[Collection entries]
[Begin]

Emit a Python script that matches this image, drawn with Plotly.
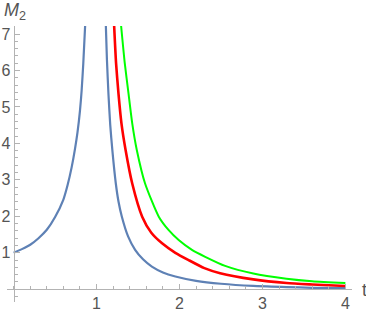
import plotly.graph_objects as go

# values
blue_t = [0.0, 0.1, 0.2, 0.3, 0.4, 0.5, 0.6, 0.65, 0.7, 0.74, 0.77, 0.8, 0.82, 0.84, 0.862, None,
          1.112, 1.125, 1.143, 1.165, 1.19, 1.232, 1.265, 1.305, 1.38, 1.465, 1.56, 1.667, 1.8, 1.95, 2.2, 2.5, 2.89, 3.29, 3.6, 4.0]
blue_m = [1.0, 1.1, 1.22, 1.4, 1.63, 1.98, 2.46, 2.85, 3.35, 3.85, 4.3, 4.9, 5.45, 6.2, 7.22, None,
          7.22, 6.3, 5.37, 4.5, 3.82, 2.9, 2.4, 1.99, 1.45, 1.08, 0.82, 0.62, 0.46, 0.35, 0.23, 0.15, 0.09, 0.06, 0.04, 0.03]

red_t = [1.212, 1.235, 1.264, 1.3, 1.35, 1.43, 1.55, 1.66, 1.79, 1.95, 2.11, 2.3, 2.49, 2.89, 3.29, 3.6, 4.0]
red_m = [7.22, 6.2, 5.37, 4.55, 3.82, 2.9, 1.99, 1.55, 1.26, 1.0, 0.8, 0.58, 0.44, 0.27, 0.17, 0.13, 0.09]

green_t = [1.296, 1.34, 1.385, 1.43, 1.485, 1.585, 1.75, 1.87, 1.99, 2.15, 2.31, 2.55, 2.89, 3.29, 3.6, 4.0]
green_m = [7.22, 6.2, 5.37, 4.55, 3.82, 2.9, 1.99, 1.62, 1.35, 1.08, 0.89, 0.64, 0.43, 0.29, 0.22, 0.17]

x_ticks = [1, 2, 3, 4]
y_ticks = [1, 2, 3, 4, 5, 6, 7]

x_range = [-0.08, 4.08]
y_range = [-0.35, 7.22]

axis_col = "#b3b3b3"
text_col = "#555555"
font = "Liberation Sans"

fig = go.Figure()
for xs, ys, col, w in [(blue_t, blue_m, "#5e81b5", 2.2),
                       (red_t, red_m, "#ff0000", 2.6),
                       (green_t, green_m, "#00ff00", 2.0)]:
    fig.add_trace(go.Scatter(
        x=xs, y=ys, mode="lines",
        line=dict(color=col, width=w, shape="spline", smoothing=0.6),
        connectgaps=False, showlegend=False, hoverinfo="skip"))

fig.update_layout(
    width=366, height=315,
    margin=dict(l=7, r=14, t=26, b=13),
    plot_bgcolor="white", paper_bgcolor="white",
    font=dict(family=font, size=16, color=text_col),
    xaxis=dict(
        range=x_range, showgrid=False, zeroline=False, automargin=False,
        anchor="free", position=-y_range[0] / (y_range[1] - y_range[0]),
        showline=True, linecolor=axis_col, linewidth=1,
        tickvals=x_ticks, ticks="inside", ticklen=5, tickcolor=axis_col,
        minor=dict(dtick=0.2, ticks="inside", ticklen=3, tickcolor=axis_col),
        tickfont=dict(size=16, color=text_col)),
    yaxis=dict(
        range=y_range, showgrid=False, zeroline=False, automargin=False,
        anchor="free", position=-x_range[0] / (x_range[1] - x_range[0]),
        showline=True, linecolor=axis_col, linewidth=1,
        tickvals=y_ticks, ticks="inside", ticklen=5, tickcolor=axis_col,
        minor=dict(dtick=0.2, ticks="inside", ticklen=3, tickcolor=axis_col),
        tickfont=dict(size=16, color=text_col)),
    annotations=[
        dict(x=1.036, y=0.0435, xref="paper", yref="paper", text="t",
             xanchor="center", yanchor="middle",
             showarrow=False, font=dict(size=18, color=text_col)),
        dict(x=-0.015, y=1.054, xref="paper", yref="paper",
             xanchor="left", yanchor="middle",
             text="<i>M</i><sub>2</sub>", showarrow=False,
             font=dict(size=18, color=text_col)),
    ],
)

# the page body has a default 8px margin; remove it so the figure sits at 0,0
fig.write_html("out.html", config={"displayModeBar": False},
               post_script="document.body.style.margin='0';")
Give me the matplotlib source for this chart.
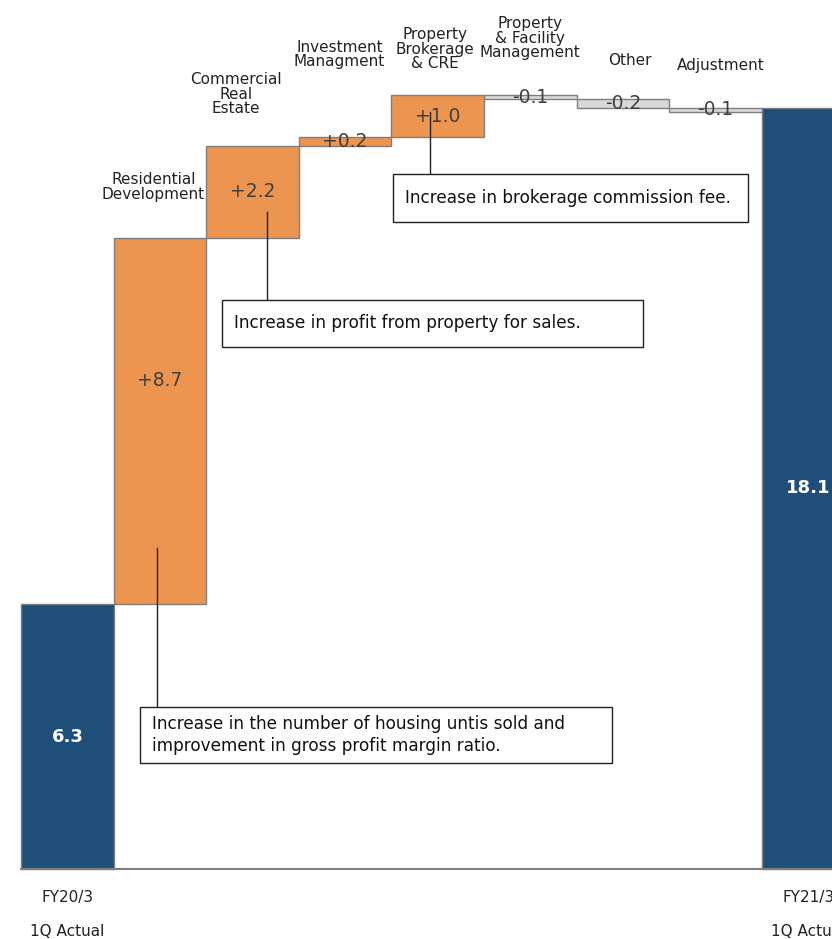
import numpy as np
import matplotlib.pyplot as plt
from matplotlib.patches import Rectangle

# Segment bridge: FY20/3 1Q -> FY21/3 1Q
start_value = 6.3
end_value = 18.1
segments = ["Residential\nDevelopment", "Commercial\nReal\nEstate",
            "Investment\nManagment", "Property\nBrokerage\n& CRE",
            "Property\n& Facility\nManagement", "Other", "Adjustment"]
changes = [8.7, 2.2, 0.2, 1.0, -0.1, -0.2, -0.1]
period_names = ["FY20/3", "FY21/3"]
period_sub = ["1Q Actual", "1Q Actual"]
notes = [
    "Increase in brokerage commission fee.",
    "Increase in profit from property for sales.",
    "Increase in the number of housing untis sold and\nimprovement in gross profit margin ratio.",
]

NAVY = "#1F4E79"
ORANGE = "#EB9550"
LIGHT = "#D9D9D9"
EDGE = "#7F7F7F"
TXT = "#404040"

plt.rcParams["font.family"] = ["DejaVu Sans"]
narrow = ["Liberation Sans Narrow", "DejaVu Sans"]

fig = plt.figure(figsize=(8.32, 9.39), dpi=100)
ax = fig.add_axes([0, 0, 1, 1])
ax.set_xlim(-0.727, 8.258)
ax.set_ylim(-1.664, 20.66)
ax.axis("off")

# totals
ax.bar(0, start_value, width=1.0, color=NAVY, edgecolor=EDGE, linewidth=1)
ax.bar(8, end_value, width=1.0, color=NAVY, edgecolor=EDGE, linewidth=1)
ax.text(0, start_value / 2, f"{start_value:.1f}", color="white", fontsize=13,
        fontweight="bold", ha="center", va="center")
ax.text(8, end_value / 2, f"{end_value:.1f}", color="white", fontsize=13,
        fontweight="bold", ha="center", va="center")

# floating steps
cum = np.concatenate([[start_value], start_value + np.cumsum(changes)])
label_frac = [0.61, 0.5, 0.5, 0.5, 0.5, 0.5, 0.5]
for i, d in enumerate(changes):
    x = i + 1
    bottom = min(cum[i], cum[i + 1])
    ax.bar(x, abs(d), bottom=bottom, width=1.0,
           color=ORANGE if d > 0 else LIGHT, edgecolor=EDGE, linewidth=1)
    ax.text(x, bottom + abs(d) * label_frac[i], f"{d:+.1f}", color=TXT,
            fontsize=13.5, ha="center", va="center")

# segment names above the steps
name_pos = [(0.93, 15.86), (1.82, 17.9), (2.94, 19.02), (3.97, 18.97),
            (5.0, 19.23), (6.07, 19.04), (7.06, 18.93)]
for name, (x, y) in zip(segments, name_pos):
    ax.text(x, y, name, family=narrow, fontsize=11, ha="center", va="bottom",
            linespacing=0.95, color="#222222")

# baseline
ax.plot([-0.5, 8.5], [0, 0], color=EDGE, linewidth=1.5, zorder=3)

# period labels under the totals
for x, name, sub in zip([0, 8], period_names, period_sub):
    ax.text(x, -0.666, name, fontsize=11, ha="center", va="center", color="#222222")
    ax.text(x, -1.474, sub, fontsize=11, ha="center", va="center", color="#222222")

# callout boxes with leader lines
callouts = [
    # (box x0, x1, y0, y1, line x, line top, text)
    (3.517, 7.351, 15.38, 16.52, 3.917, 18.0, notes[0]),
    (1.670, 6.217, 12.41, 13.53, 2.156, 15.62, notes[1]),
    (0.785, 5.882, 2.52, 3.85, 0.968, 7.63, notes[2]),
]
for x0, x1, y0, y1, lx, ltop, text in callouts:
    ax.plot([lx, lx], [y1, ltop], color="#222222", linewidth=1, zorder=4)
    ax.add_patch(Rectangle((x0, y0), x1 - x0, y1 - y0, facecolor="white",
                           edgecolor="#222222", linewidth=1, zorder=4))
    ax.text(x0 + 0.125, (y0 + y1) / 2, text, fontsize=12.2, ha="left",
            va="center", color="#111111", zorder=5, linespacing=1.22)

fig.savefig("out.png", dpi=100)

[End]

▸ **TASK OBJECTIVE**:
From the data, pick out every line that includes "with".

▸ **TASK ANSWER**:
Emit a Python script that matches this image, drawn with Plotly.
# callout boxes with leader lines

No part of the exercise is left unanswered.